Der schlaksige Jannic ist mittlerweile so gut im Diabolo, dass er Workshops für Anfänger gibt.
So wie der 27-jährige Florian, auch er hat das Downsyndrom. Seit 16 Jahren arbeitet er als Artist, seit acht Jahren ist er im Circus Sonnenstich.
Florian entwickelt eigene Tricks
"Florian hat nicht nur eine Liebe zum Diabolo, sondern eine wissenschaftliche Begeisterung. Wir haben so zwei, drei Jahre gebraucht, wo wir an Grenzen gestoßen sind und dann haben wir uns immer besser verstanden, dann ist irgendwann der Kipp-Punkt gekommen, wo sich bei Florian alles gelöst hat. Und seitdem entwickelt der Tricks, wo man denkt, das gibt es doch überhaupt nicht! Wo ein Mensch, der ihn von außen sieht sich vielleicht fragt: hab ich das Recht, diesen Menschen behindert zu nennen? Der ist doch so gut, so professionell, der hat so eine Ausstrahlung! Das ist herrlich."
Florian führt seinen aktuellen Lieblingstrick vor. Das dünne Seil zwischen den beiden Handstöcken des Diabolo spannt er um seinen angewinkelten Oberarm. Der Kegel hüpft durch seine Armbeuge hin und her, rotiert mit Tempo unter dem Arm hindurch, schnellt durch die Luft und landet dann wieder sicher auf dem Seil. Die flinken Hände des jungen Mannes arbeiten dabei mit einem Tempo, das einem beim Zuschauen schwindelig wird. Florian, ansonsten im Leben auf Hilfe angewiesen, macht in dieser Disziplin keiner was vor.
Das Einzigartige herauskitzeln
"Zu der Zeit als ich angefangen habe, 1997, hat ja niemand geglaubt, dass das möglich ist. Man hat mir auch von vielen Dingen abgeraten, weil man gesagt hat, Menschen ohne eine Behinderung, die können das doch viel besser und auch viel ästhetischer.
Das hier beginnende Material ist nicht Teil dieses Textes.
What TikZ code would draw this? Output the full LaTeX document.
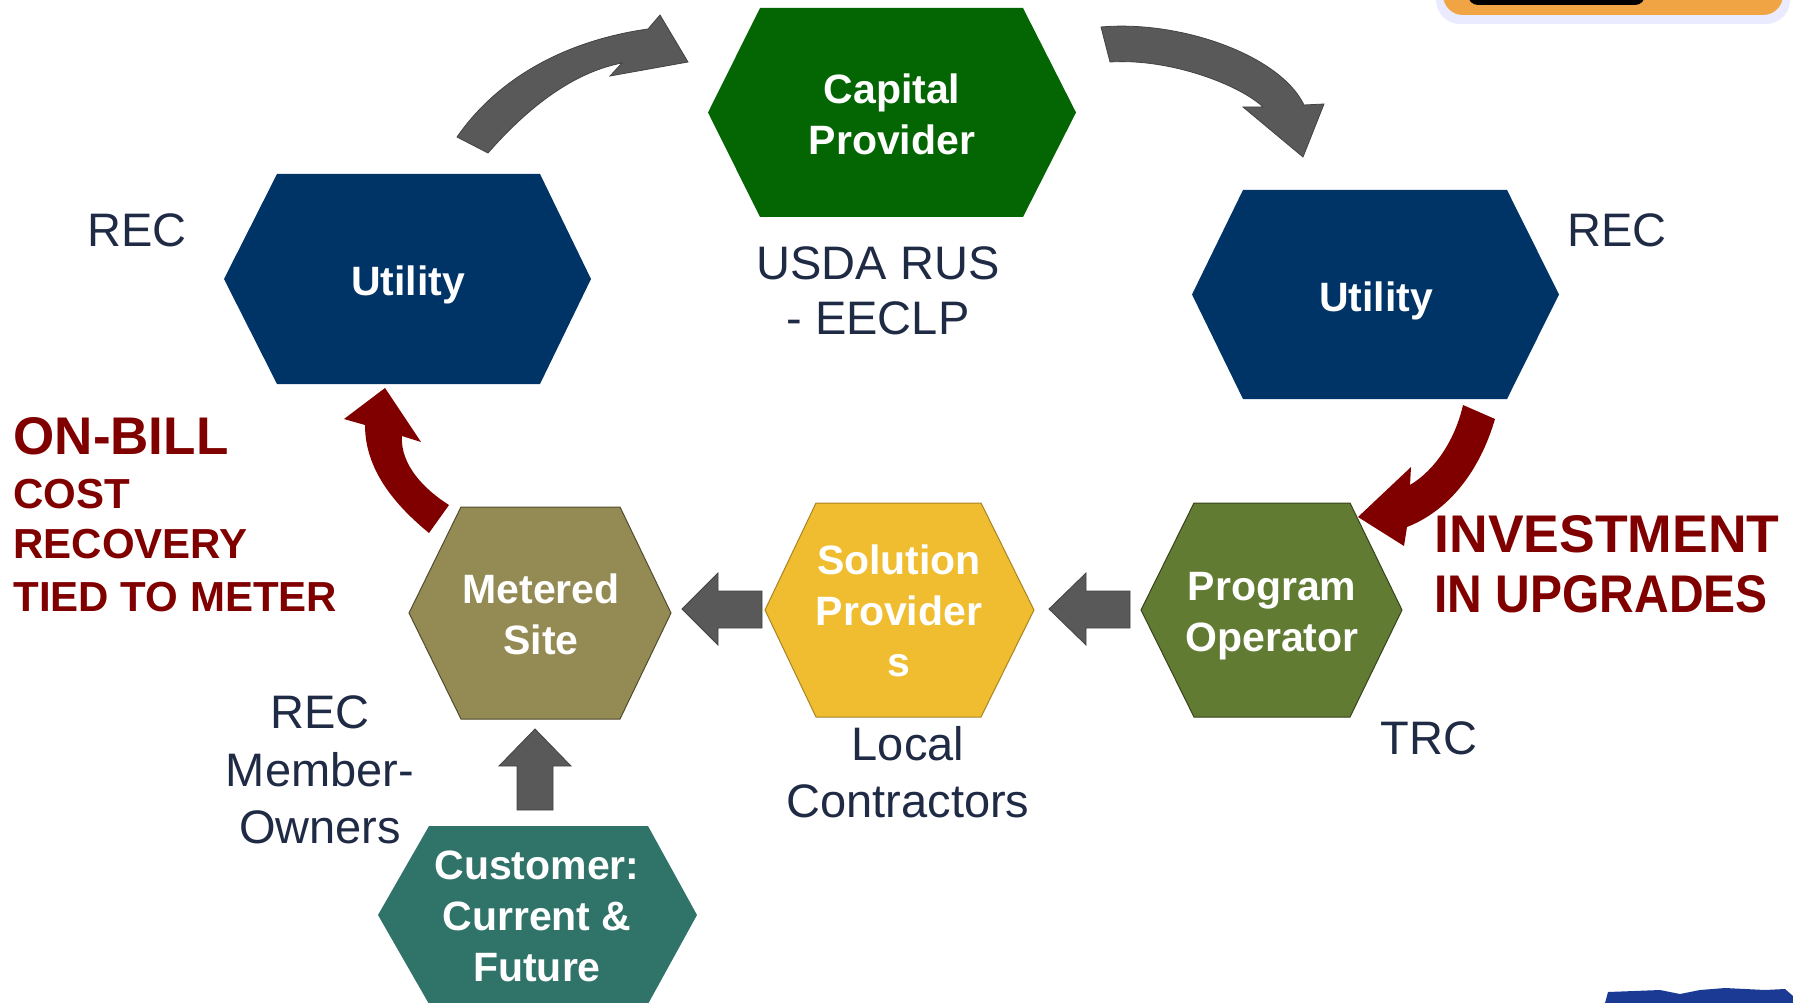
\documentclass[tikz,border=0pt]{standalone}
\usepackage{fontspec}
\usepackage{graphicx}
\setmainfont{Liberation Sans}
\definecolor{capgreen}{HTML}{036603}
\definecolor{utilnavy}{HTML}{003366}
\definecolor{meterolive}{HTML}{948A54}
\definecolor{solgold}{HTML}{F0BC30}
\definecolor{proggreen}{HTML}{617B32}
\definecolor{custteal}{HTML}{2F7369}
\definecolor{labelnavy}{HTML}{1F2A44}
\definecolor{darkred}{HTML}{800000}
\definecolor{arrowgray}{HTML}{595959}
\definecolor{cornerorange}{HTML}{F0A444}
\definecolor{cornerblue}{HTML}{1B3A94}
\begin{document}
\begin{tikzpicture}[x=1pt,y=-1pt,
  hextext/.style={font=\bfseries\fontsize{41}{51}\selectfont, text=white, align=center},
  lbl/.style={font=\fontsize{47}{56}\selectfont, text=labelnavy, anchor=base},
  redbig/.style={font=\bfseries\fontsize{53}{61}\selectfont, text=darkred, anchor=base west},
  redsmall/.style={font=\bfseries\fontsize{42}{51}\selectfont, text=darkred, anchor=base west},
  grayarrow/.style={fill=arrowgray, draw=arrowgray!75!black, line width=0.8pt, line join=miter},
  redarrow/.style={fill=darkred, draw=none}]
\useasboundingbox (0,0) rectangle (1793,1003);

% corner decorations
\fill[blue!8!white, rounded corners=24pt] (1436,-40) -- (1436,24) -- (1790,24) -- (1790,-40) -- cycle;
\fill[cornerorange, rounded corners=20pt] (1443,-40) -- (1443,15) -- (1783,15) -- (1783,-40) -- cycle;
\fill[black, rounded corners=10pt] (1468,-30) -- (1468,5) -- (1645,5) -- (1645,-30) -- cycle;
\fill[cornerblue] (1605,1003) -- (1608,992) -- (1660,990) -- (1680,994) -- (1700,990) -- (1725,988) -- (1765,990) -- (1785,989) -- (1793,996) -- (1793,1003) -- cycle;

% hexagons
\fill[capgreen] (708,112.5) -- (760,8) -- (1023,8) -- (1076,112.5) -- (1023,217) -- (760,217) -- cycle;
\fill[utilnavy] (224,279) -- (277,174) -- (540,174) -- (591,279) -- (540,384) -- (277,384) -- cycle;
\fill[utilnavy] (1192,294.5) -- (1243,190) -- (1507,190) -- (1559,294.5) -- (1507,399) -- (1243,399) -- cycle;
\filldraw[fill=meterolive, draw=meterolive!55!black, line width=1pt] (409,613) -- (461,507) -- (620,507) -- (671,613) -- (620,719) -- (461,719) -- cycle;
\filldraw[fill=solgold, draw=solgold!70!black, line width=1pt] (765,610) -- (816,503) -- (981,503) -- (1034,610) -- (981,717) -- (816,717) -- cycle;
\filldraw[fill=proggreen, draw=proggreen!55!black, line width=1pt] (1141,610) -- (1194,503) -- (1350,503) -- (1402,610) -- (1350,717) -- (1194,717) -- cycle;
\fill[custteal] (378,915) -- (429,826) -- (648,826) -- (697,915) -- (648,1004) -- (429,1004) -- cycle;

% hexagon texts
\node[hextext] (cap) at (892,114) {Capital\\Provider};
\node[hextext] (utilL) at (408,285) {Utility};
\node[hextext] (utilR) at (1376,301) {Utility};
\node[hextext] (meter) at (541,614) {Metered\\Site};
\node[hextext] (sol) at (899,611) {Solution\\Provider\\s};
\node[hextext] (prog) at (1272,616) {Program\\Operator};
\node[hextext] (cust) at (537,916) {Customer:\\Current \&\\Future};

% labels
\node[lbl, anchor=base west] (recL) at (84,246) {REC};
\node[lbl, anchor=base west] (recR) at (1564,246) {REC};
\node[lbl] (usda1) at (878,279) {USDA RUS};
\node[lbl] (usda2) at (878,334) {- EECLP};
\node[lbl] (mem1) at (320,728) {REC};
\node[lbl] (mem2) at (320,786) {Member-};
\node[lbl] (mem3) at (320,843) {Owners};
\node[lbl] (loc1) at (908,760) {Local};
\node[lbl] (loc2) at (908,817) {Contractors};
\node[lbl] (trc) at (1429,754) {TRC};

% red texts
\node[redbig] (onbill) at (10,454) {ON-BILL};
\node[redsmall] (cost) at (10,508) {COST};
\node[redsmall] (recov) at (10,558) {RECOVERY};
\node[redsmall] (tied) at (10,611) {TIED TO METER};
\node[redbig] (inv1) at (1431,552) {\scalebox{1.01}[1]{INVESTMENT}};
\node[redbig] (inv2) at (1431,612) {\scalebox{0.905}[1]{IN UPGRADES}};

% straight gray arrows
\draw[grayarrow] (762,591) -- (718,591) -- (718,573) -- (682,609) -- (718,645) -- (718,628) -- (762,628) -- cycle;
\draw[grayarrow] (1130,591) -- (1086,591) -- (1086,573) -- (1049,609) -- (1086,645) -- (1086,628) -- (1130,628) -- cycle;
\draw[grayarrow] (517,810) -- (517,766) -- (499,766) -- (535,729) -- (571,766) -- (553,766) -- (553,810) -- cycle;

% curved gray arrows
\draw[grayarrow] (457,137) .. controls (500,75) and (570,40) .. (648,29) -- (660,15) -- (688,62) -- (610,76) -- (622,63) .. controls (575,72) and (530,105) .. (488,153) -- cycle;
\draw[grayarrow] (1101,27) .. controls (1180,20) and (1280,55) .. (1304,105) -- (1324,104) -- (1303,157) -- (1243,107) -- (1263,107) .. controls (1240,85) and (1170,58) .. (1110,62) -- cycle;

% curved red arrows
\fill[redarrow] (429,533) .. controls (395,505) and (365,470) .. (365,425) -- (344,419) -- (385,388) -- (421,442) -- (402,436) .. controls (400,465) and (425,490) .. (449,505) -- cycle;
\fill[redarrow] (1463,405) .. controls (1455,440) and (1435,470) .. (1410,485) -- (1411,467) -- (1358,517) -- (1404,546) -- (1407,527) .. controls (1450,510) and (1480,470) .. (1495,419) -- cycle;
\end{tikzpicture}
\end{document}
Warum machst Du das überhaupt? Mich hat es von Anfang an interessiert, mit jedem Menschen herauszukitzeln, was könnte seine persönliche Exzellenz sein? Das war die Herausforderung, ich wusste nicht, ob's gelingt, aber es ist gelungen."
Florian muss heute etwas früher los, seine Mutter holt ihn ab. Vorher geht er zu Circus-Papa Michael Andrees und umarmt ihn ganz fest. Andrees weiß: Zusammen proben sie hier nicht nur für eine starke Show. Sie arbeiten an starken Seelen:
"Menschen mit einer Behinderung bekommen ihr Leben lang Hilfe und manche haben wirklich die Schnauze voll, Hilfe zu bekommen. Es ist so wichtig, alle Trainingsprozesse so zu organisieren, dass jeder Mensch Hilfegeber sein kann. Das stärkt die Seele total, wenn man nicht nur Teilhabe hat sondern auch Teilgeber ist und wirklich auch den anderen Menschen Dinge mitgeben kann."